GOAL OF THE EXERCISE:
Starting at the line that has "Write the matplotlib code for this chart." and stopping after the line that has "fontsize=14, color=text_col)", reproduce the listing below exactly; omit everything else.

EXTRACTED ENTRIES:
'''

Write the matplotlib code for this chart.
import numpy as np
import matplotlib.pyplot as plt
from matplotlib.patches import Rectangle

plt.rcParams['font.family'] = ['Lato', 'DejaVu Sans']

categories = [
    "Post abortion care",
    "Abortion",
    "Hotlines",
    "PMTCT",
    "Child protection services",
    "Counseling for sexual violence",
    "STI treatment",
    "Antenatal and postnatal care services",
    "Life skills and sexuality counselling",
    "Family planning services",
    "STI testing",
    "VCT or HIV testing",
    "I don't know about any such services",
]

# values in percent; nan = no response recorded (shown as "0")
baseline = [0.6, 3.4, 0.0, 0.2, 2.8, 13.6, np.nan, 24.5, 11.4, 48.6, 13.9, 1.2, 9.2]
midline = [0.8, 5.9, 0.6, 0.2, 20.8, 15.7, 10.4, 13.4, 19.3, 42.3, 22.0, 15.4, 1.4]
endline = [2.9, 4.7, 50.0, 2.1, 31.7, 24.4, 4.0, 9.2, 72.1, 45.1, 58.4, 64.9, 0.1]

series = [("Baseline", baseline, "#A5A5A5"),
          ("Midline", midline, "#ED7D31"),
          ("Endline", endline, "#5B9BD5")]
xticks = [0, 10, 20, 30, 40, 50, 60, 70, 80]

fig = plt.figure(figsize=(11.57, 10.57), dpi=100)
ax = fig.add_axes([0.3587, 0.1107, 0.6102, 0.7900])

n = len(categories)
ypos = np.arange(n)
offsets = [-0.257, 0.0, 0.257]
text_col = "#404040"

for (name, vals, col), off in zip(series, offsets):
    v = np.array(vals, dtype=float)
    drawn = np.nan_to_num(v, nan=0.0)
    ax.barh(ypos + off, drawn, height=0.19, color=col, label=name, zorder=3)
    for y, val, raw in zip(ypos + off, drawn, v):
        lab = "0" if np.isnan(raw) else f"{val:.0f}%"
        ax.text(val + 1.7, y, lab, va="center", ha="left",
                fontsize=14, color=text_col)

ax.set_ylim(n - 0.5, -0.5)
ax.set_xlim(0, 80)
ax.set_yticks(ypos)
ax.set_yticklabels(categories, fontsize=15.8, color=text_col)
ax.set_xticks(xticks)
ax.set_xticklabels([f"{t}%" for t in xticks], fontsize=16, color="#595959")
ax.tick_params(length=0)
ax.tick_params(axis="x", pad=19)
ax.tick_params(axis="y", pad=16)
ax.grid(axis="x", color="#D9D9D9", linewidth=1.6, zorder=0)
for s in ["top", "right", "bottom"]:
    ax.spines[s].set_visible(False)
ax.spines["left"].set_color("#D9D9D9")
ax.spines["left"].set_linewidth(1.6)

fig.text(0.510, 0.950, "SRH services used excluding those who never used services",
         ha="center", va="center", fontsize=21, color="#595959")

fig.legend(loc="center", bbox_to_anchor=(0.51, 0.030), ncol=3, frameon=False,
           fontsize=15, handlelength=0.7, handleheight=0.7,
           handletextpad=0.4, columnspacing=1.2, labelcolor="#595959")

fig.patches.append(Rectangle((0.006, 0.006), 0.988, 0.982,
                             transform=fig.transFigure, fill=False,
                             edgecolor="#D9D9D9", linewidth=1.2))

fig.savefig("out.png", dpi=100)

'''
'''

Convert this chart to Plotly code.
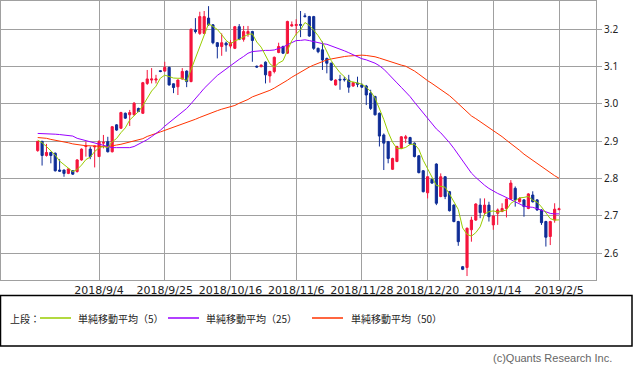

'''
'''

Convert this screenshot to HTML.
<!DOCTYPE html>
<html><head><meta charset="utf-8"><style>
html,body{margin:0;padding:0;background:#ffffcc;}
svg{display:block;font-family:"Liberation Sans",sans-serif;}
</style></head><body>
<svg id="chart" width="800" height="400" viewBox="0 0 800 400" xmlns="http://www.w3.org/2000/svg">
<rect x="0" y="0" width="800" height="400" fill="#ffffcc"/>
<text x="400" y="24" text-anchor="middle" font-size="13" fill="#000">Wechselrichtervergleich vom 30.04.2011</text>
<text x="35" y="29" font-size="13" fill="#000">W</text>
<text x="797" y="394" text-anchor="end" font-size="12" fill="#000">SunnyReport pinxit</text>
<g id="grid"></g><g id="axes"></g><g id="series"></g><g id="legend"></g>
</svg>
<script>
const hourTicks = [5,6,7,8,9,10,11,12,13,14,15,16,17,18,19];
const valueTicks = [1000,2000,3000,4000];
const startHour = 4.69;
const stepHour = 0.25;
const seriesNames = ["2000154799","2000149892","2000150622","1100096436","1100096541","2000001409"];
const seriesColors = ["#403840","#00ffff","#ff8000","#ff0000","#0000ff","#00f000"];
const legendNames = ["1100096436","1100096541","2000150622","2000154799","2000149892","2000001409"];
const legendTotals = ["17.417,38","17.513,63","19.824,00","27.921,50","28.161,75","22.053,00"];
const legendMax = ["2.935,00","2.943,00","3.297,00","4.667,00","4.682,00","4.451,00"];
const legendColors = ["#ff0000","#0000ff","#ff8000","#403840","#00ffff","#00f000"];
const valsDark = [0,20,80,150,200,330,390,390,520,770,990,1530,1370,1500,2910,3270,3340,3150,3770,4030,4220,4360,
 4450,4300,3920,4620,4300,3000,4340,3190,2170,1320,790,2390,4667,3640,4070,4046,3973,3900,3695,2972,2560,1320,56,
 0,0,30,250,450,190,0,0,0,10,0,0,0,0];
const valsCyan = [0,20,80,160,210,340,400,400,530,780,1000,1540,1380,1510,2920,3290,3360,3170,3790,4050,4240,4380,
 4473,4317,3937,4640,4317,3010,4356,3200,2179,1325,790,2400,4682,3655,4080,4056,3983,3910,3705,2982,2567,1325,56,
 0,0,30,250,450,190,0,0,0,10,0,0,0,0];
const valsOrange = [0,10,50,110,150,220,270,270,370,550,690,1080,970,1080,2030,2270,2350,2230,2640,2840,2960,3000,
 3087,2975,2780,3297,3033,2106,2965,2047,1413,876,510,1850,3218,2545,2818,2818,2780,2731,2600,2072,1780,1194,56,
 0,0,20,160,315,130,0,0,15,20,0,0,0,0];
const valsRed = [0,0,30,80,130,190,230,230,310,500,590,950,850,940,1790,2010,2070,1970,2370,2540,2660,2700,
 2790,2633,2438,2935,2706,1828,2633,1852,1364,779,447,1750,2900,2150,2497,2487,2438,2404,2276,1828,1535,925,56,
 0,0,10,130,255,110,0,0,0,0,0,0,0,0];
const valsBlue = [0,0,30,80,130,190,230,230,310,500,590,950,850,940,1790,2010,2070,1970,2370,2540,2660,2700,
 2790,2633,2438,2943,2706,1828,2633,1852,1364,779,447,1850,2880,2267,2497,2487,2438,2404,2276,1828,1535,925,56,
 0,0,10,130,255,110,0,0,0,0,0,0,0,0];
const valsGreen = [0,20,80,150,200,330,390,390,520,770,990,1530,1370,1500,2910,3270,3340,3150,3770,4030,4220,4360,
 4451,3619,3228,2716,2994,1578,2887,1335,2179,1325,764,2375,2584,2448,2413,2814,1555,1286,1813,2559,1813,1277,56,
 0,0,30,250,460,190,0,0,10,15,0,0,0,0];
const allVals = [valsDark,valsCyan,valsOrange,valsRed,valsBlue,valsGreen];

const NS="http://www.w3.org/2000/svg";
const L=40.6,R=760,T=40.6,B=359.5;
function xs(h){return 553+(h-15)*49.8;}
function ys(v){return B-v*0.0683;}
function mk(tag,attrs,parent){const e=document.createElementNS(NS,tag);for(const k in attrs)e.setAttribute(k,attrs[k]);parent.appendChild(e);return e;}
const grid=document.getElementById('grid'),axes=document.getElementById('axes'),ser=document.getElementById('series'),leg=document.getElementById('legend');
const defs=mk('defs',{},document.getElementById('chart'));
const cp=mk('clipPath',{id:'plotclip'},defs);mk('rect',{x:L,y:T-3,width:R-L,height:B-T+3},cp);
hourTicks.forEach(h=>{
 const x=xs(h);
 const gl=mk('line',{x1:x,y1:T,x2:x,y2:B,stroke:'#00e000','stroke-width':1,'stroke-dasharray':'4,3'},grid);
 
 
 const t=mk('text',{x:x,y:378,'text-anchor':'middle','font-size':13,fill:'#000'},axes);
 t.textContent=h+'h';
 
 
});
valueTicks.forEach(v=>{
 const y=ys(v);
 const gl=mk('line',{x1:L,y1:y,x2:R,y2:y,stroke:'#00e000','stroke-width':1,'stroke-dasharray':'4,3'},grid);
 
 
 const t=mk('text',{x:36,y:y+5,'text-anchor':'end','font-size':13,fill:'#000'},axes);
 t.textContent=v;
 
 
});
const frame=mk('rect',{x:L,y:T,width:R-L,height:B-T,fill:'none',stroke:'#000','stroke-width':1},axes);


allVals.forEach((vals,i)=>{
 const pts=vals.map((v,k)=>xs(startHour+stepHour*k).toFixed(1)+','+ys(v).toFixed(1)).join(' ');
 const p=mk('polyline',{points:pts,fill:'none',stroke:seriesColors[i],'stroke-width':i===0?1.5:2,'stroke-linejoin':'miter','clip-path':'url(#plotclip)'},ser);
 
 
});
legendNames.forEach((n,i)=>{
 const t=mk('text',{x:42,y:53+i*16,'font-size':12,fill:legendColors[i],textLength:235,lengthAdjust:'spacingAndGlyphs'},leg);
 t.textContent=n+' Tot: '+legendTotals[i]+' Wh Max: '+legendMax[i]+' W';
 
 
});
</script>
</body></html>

'''

RESULT:
Write the matplotlib code for this chart.
import numpy as np
import matplotlib.pyplot as plt
from matplotlib.patches import Rectangle

plt.rcParams['font.family'] = ['Lato', 'DejaVu Sans']

categories = [
    "Post abortion care",
    "Abortion",
    "Hotlines",
    "PMTCT",
    "Child protection services",
    "Counseling for sexual violence",
    "STI treatment",
    "Antenatal and postnatal care services",
    "Life skills and sexuality counselling",
    "Family planning services",
    "STI testing",
    "VCT or HIV testing",
    "I don't know about any such services",
]

# values in percent; nan = no response recorded (shown as "0")
baseline = [0.6, 3.4, 0.0, 0.2, 2.8, 13.6, np.nan, 24.5, 11.4, 48.6, 13.9, 1.2, 9.2]
midline = [0.8, 5.9, 0.6, 0.2, 20.8, 15.7, 10.4, 13.4, 19.3, 42.3, 22.0, 15.4, 1.4]
endline = [2.9, 4.7, 50.0, 2.1, 31.7, 24.4, 4.0, 9.2, 72.1, 45.1, 58.4, 64.9, 0.1]

series = [("Baseline", baseline, "#A5A5A5"),
          ("Midline", midline, "#ED7D31"),
          ("Endline", endline, "#5B9BD5")]
xticks = [0, 10, 20, 30, 40, 50, 60, 70, 80]

fig = plt.figure(figsize=(11.57, 10.57), dpi=100)
ax = fig.add_axes([0.3587, 0.1107, 0.6102, 0.7900])

n = len(categories)
ypos = np.arange(n)
offsets = [-0.257, 0.0, 0.257]
text_col = "#404040"

for (name, vals, col), off in zip(series, offsets):
    v = np.array(vals, dtype=float)
    drawn = np.nan_to_num(v, nan=0.0)
    ax.barh(ypos + off, drawn, height=0.19, color=col, label=name, zorder=3)
    for y, val, raw in zip(ypos + off, drawn, v):
        lab = "0" if np.isnan(raw) else f"{val:.0f}%"
        ax.text(val + 1.7, y, lab, va="center", ha="left",
                fontsize=14, color=text_col)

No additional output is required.